Constantine the Great

338 Jan 1

Epilogue

İstanbul, Turkey

Constantine reunited the Empire under one emperor, and he won major victories over the Franks and Alamanni in 306–308, the Franks again in 313–314, the Goths in 332, and the Sarmatians in 334. By 336, he had reoccupied most of the long-lost province of Dacia which Aurelian had been forced to abandon in 271.


In the cultural sphere, Constantine revived the clean-shaven face fashion of earlier emperors, originally introduced among the Romans by Scipio Africanus and changed into the wearing of the beard by Hadrian. This new Roman imperial fashion lasted until the reign of Phocas.

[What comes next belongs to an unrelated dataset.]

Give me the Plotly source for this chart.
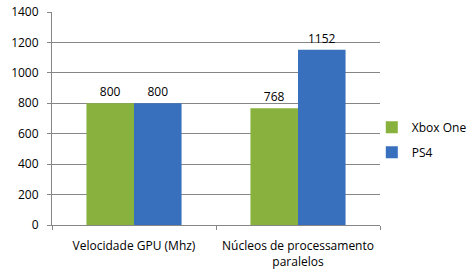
import plotly.graph_objects as go

categories = ["Velocidade GPU (Mhz)", "Núcleos de processamento<br>paralelos"]
xbox_one = [800, 768]
ps4 = [800, 1152]
y_ticks = [0, 200, 400, 600, 800, 1000, 1200, 1400]

font_family = "Open Sans, Noto Sans, sans-serif"

fig = go.Figure()
fig.add_trace(go.Bar(
    name="Xbox One", x=categories, y=xbox_one, legendgroup="a",
    marker=dict(color="#88B23D", line=dict(width=0)),
    text=[str(v) for v in xbox_one], textposition="outside",
    textfont=dict(size=12, color="#000000"), cliponaxis=False,
))
fig.add_trace(go.Bar(
    name="PS4", x=categories, y=ps4, legendgroup="b",
    marker=dict(color="#3870BE", line=dict(width=0)),
    text=[str(v) for v in ps4], textposition="outside",
    textfont=dict(size=12, color="#000000"), cliponaxis=False,
))

fig.update_layout(
    width=473, height=279,
    margin=dict(l=52, r=93, t=12, b=54, autoexpand=False),
    paper_bgcolor="white", plot_bgcolor="white",
    barmode="group", bargap=0.42, bargroupgap=0,
    font=dict(family=font_family, size=12, color="#000000"),
    legend=dict(x=0.975, y=0.4, xanchor="left", yanchor="middle",
                font=dict(size=12), itemwidth=30, tracegroupgap=6,
                traceorder="grouped", bgcolor="rgba(0,0,0,0)"),
    showlegend=True,
)
fig.update_yaxes(
    range=[0, 1400], tickvals=y_ticks, ticktext=[str(v) for v in y_ticks],
    showgrid=True, gridcolor="#868686", gridwidth=1,
    showline=True, linecolor="#868686", linewidth=1,
    ticks="outside", ticklen=4, tickcolor="#868686",
    zeroline=False, tickfont=dict(size=12), automargin=False,
    ticklabelstandoff=6,
)
fig.update_xaxes(
    showline=True, linecolor="#868686", linewidth=1,
    ticks="outside", ticklen=4, tickcolor="#868686",
    tickson="boundaries", showgrid=False, tickfont=dict(size=12),
    automargin=False, ticklabelstandoff=10,
)

fig.write_html("out.html", config={"displayModeBar": False},
               post_script="document.body.style.margin='0';")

The Holy Roman Empire reckoned Constantine among the venerable figures of its tradition. In the later Byzantine state, it became a great honor for an emperor to be hailed as a "new Constantine"; ten emperors carried the name, including the last emperor of the Eastern Roman Empire. Charlemagne used monumental Constantinian forms in his court to suggest that he was Constantine's successor and equal. Constantine acquired a mythic role as a warrior against heathens. His reception as a saint seems to have spread within the Byzantine empire during wars against the Sasanian Persians and the Muslims in the late sixth and seventh century. The motif of the Romanesque equestrian, the mounted figure in the posture of a triumphant Roman emperor, became a visual metaphor in statuary in praise of local benefactors. The name "Constantine" itself enjoyed renewed popularity in western France in the eleventh and twelfth centuries.